[Rows from a dataset of charts and code]
______

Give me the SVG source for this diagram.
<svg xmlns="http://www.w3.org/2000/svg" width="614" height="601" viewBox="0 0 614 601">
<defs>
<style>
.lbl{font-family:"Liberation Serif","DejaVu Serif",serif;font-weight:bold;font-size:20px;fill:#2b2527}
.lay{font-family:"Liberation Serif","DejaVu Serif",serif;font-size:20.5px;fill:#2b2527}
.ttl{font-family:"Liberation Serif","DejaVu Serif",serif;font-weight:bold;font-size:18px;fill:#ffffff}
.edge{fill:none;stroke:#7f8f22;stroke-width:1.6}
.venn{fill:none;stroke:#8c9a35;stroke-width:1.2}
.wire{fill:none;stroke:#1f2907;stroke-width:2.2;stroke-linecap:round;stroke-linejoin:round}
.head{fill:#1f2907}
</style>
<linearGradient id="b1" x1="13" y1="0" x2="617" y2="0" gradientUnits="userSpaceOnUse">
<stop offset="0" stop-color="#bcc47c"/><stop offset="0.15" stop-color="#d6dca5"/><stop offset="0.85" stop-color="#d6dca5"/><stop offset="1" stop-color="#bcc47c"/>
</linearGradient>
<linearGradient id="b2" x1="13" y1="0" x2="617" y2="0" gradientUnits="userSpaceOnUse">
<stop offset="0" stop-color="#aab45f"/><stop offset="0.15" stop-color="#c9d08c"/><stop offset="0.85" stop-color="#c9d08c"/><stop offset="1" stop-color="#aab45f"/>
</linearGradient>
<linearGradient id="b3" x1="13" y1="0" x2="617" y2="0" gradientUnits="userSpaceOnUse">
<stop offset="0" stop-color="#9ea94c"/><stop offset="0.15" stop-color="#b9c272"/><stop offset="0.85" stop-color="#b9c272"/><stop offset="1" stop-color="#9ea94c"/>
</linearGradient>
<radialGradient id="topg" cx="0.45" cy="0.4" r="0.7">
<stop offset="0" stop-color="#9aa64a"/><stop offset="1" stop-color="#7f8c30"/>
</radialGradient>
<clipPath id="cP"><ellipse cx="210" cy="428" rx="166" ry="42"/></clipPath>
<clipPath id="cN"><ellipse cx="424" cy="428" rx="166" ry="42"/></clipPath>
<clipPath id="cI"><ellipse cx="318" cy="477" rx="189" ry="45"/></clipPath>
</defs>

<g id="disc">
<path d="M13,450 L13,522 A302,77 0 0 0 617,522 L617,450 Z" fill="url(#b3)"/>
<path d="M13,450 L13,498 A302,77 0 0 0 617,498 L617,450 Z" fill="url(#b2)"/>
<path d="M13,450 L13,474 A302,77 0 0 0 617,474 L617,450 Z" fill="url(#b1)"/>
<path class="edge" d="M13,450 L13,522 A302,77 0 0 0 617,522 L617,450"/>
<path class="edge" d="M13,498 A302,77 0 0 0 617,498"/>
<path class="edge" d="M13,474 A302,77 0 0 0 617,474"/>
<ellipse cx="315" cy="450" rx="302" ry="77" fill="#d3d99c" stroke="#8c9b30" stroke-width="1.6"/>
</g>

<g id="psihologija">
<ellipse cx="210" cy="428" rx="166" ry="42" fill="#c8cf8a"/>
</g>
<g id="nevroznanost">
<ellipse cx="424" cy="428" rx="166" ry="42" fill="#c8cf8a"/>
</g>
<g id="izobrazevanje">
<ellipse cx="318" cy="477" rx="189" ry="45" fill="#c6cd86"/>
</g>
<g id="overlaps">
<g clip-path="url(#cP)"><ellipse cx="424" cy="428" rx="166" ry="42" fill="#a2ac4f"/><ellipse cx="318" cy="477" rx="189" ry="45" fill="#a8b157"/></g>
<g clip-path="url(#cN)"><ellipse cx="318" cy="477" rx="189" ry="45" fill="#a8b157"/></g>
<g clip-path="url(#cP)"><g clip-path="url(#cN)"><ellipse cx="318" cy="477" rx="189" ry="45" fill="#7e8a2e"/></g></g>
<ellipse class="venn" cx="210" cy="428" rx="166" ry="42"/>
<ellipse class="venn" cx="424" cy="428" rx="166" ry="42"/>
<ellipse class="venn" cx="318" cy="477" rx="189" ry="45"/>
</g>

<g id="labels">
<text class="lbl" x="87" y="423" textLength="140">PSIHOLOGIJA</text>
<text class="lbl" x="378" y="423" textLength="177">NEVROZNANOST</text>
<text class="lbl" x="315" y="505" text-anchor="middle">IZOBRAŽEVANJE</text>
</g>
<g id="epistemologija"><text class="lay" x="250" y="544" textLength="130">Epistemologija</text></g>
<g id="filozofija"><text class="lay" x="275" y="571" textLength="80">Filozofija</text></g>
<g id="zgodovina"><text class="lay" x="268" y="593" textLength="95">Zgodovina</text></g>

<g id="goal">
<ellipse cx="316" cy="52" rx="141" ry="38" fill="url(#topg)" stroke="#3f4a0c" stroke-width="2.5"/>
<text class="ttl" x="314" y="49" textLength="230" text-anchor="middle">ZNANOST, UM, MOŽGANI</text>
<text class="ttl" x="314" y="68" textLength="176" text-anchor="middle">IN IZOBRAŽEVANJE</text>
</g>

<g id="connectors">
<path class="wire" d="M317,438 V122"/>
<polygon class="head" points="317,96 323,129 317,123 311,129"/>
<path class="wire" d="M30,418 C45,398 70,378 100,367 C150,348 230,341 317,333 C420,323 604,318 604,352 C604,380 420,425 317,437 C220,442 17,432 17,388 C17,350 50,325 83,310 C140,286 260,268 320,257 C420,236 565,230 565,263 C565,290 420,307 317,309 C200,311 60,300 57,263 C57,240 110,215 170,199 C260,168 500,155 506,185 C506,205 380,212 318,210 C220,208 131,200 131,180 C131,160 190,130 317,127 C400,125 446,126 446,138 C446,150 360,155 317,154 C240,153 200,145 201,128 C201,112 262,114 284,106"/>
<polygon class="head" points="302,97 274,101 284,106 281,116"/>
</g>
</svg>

______

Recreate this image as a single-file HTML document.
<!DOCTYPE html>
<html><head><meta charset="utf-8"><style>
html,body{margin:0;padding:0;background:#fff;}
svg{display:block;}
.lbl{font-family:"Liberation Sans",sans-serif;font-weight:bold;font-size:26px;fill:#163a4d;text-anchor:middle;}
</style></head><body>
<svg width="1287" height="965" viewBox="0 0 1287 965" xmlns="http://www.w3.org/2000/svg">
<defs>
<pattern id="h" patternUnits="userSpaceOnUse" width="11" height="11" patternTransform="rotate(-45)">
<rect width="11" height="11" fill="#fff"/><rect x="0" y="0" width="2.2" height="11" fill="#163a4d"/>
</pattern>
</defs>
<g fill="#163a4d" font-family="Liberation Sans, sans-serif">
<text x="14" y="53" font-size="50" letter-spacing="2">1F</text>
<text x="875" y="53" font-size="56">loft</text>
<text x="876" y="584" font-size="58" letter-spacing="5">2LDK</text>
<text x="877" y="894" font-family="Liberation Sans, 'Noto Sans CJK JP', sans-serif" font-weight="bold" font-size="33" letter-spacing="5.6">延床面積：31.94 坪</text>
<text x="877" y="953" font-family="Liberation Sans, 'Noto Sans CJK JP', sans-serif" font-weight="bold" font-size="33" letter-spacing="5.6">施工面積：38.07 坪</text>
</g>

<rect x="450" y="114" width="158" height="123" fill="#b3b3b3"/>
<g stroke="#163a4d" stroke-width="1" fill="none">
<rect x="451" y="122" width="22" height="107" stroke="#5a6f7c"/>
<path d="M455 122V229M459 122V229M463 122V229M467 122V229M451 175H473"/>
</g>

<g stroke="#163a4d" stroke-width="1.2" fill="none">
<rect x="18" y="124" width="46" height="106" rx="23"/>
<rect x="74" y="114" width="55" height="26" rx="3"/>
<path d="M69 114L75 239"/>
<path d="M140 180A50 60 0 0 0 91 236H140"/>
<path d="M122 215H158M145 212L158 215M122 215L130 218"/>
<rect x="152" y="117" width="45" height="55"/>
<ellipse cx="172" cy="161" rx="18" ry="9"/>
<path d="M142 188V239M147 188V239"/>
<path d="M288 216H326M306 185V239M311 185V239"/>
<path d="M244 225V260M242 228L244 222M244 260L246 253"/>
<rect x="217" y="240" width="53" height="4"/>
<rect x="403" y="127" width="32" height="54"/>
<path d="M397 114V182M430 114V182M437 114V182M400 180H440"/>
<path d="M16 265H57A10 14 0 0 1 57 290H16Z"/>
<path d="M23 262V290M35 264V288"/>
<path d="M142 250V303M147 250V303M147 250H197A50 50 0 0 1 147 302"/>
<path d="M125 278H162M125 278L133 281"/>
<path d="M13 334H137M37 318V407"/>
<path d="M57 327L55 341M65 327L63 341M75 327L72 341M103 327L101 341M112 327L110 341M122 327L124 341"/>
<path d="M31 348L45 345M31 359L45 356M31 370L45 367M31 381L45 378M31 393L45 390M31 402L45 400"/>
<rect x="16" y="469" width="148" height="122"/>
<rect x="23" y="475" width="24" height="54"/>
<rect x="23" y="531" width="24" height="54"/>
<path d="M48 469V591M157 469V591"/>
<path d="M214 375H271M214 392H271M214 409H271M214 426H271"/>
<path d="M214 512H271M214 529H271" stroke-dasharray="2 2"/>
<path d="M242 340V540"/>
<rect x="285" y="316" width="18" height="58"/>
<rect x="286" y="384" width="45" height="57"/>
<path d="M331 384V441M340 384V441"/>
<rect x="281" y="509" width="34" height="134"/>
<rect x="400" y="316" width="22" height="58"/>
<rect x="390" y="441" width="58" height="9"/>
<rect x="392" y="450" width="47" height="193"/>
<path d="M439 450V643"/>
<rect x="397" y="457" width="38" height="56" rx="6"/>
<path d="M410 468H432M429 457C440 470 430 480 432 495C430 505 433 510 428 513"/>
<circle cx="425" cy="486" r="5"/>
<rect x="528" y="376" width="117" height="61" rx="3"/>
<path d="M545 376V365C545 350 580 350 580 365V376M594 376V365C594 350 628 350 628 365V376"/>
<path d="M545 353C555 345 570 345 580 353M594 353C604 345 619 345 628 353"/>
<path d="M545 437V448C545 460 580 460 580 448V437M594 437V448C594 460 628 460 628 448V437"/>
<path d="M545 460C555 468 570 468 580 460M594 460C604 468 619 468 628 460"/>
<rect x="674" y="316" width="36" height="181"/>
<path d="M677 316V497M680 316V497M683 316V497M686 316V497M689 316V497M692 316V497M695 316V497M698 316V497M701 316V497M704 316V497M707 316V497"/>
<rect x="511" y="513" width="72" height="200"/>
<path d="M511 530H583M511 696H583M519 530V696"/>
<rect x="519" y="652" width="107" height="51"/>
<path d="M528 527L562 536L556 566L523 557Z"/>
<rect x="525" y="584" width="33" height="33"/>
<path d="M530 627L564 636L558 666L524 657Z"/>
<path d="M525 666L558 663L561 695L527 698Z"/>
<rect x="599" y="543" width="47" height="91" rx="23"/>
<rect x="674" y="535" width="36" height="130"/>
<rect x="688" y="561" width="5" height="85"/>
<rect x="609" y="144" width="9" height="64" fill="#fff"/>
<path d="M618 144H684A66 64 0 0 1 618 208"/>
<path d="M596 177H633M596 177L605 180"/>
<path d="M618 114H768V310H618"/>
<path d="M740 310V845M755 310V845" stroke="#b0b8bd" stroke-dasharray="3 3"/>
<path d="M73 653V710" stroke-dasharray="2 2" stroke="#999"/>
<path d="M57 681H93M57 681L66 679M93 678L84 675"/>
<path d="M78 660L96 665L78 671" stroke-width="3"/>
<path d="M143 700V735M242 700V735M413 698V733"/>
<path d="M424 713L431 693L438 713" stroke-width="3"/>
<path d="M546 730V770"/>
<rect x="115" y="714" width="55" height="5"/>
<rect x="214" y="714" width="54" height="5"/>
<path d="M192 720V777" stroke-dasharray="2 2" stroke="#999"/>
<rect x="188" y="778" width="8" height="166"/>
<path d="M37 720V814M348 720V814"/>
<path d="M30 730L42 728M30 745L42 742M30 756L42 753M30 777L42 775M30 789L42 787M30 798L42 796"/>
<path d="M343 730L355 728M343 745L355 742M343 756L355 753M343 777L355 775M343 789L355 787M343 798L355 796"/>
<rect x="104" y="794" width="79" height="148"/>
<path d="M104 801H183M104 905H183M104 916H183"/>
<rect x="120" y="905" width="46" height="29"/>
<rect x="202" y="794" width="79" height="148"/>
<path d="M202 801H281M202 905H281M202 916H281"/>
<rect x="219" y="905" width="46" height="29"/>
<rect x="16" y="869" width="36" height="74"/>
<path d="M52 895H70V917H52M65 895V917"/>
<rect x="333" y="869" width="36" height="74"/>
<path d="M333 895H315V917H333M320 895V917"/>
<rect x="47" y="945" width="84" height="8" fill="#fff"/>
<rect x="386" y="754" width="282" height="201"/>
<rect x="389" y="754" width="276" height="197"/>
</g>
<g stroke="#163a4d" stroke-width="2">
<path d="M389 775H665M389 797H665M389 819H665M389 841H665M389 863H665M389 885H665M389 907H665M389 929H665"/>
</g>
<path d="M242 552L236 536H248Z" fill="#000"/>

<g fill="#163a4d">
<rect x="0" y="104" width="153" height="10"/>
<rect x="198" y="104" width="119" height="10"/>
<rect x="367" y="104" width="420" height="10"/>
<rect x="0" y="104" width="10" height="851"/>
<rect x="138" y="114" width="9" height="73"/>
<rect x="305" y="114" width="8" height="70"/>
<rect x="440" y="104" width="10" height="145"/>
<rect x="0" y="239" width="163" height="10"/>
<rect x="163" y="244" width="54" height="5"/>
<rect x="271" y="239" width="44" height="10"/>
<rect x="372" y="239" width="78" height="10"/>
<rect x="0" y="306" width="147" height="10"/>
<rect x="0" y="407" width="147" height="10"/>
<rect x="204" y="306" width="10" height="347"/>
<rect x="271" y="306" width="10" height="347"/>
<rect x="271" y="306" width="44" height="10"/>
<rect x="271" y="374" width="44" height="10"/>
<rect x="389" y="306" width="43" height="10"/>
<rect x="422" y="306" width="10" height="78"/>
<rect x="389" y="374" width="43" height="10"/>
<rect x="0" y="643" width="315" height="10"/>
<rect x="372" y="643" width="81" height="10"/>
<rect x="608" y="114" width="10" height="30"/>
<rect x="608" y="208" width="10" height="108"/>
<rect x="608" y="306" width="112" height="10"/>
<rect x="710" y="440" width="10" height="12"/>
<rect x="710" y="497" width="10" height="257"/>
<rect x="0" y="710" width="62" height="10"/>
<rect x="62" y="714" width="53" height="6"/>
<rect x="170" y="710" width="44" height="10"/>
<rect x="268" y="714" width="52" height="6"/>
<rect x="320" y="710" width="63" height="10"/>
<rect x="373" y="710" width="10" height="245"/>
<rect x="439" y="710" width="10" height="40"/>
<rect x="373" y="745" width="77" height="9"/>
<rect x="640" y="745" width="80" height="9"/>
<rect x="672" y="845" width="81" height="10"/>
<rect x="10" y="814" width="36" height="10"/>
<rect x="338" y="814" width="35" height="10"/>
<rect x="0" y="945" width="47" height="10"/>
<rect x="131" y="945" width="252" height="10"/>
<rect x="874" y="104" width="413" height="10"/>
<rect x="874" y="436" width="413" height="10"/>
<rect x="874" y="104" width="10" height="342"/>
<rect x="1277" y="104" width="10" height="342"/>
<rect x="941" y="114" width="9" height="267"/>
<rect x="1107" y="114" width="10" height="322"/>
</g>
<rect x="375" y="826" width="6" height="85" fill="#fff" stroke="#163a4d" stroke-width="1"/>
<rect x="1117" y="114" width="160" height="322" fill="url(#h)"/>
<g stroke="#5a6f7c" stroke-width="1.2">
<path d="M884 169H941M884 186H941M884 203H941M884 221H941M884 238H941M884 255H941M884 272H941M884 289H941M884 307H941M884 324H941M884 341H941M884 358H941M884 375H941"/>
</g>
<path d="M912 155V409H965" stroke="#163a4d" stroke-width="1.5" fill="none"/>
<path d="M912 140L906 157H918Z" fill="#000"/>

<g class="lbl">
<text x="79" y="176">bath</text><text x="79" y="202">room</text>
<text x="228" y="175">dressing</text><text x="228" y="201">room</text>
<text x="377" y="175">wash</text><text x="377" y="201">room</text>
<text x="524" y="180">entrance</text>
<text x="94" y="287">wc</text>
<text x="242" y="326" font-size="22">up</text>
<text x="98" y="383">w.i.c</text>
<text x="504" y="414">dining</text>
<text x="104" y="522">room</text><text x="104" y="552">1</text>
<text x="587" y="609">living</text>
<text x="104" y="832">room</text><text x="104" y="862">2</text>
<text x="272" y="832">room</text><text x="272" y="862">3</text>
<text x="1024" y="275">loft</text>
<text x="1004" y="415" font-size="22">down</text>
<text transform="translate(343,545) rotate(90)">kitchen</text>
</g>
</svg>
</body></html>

______

**The request:**
Find "this". Copy every line it occurs in.

**Complete response:**
Give me the SVG source for this diagram.
Recreate this image as a single-file HTML document.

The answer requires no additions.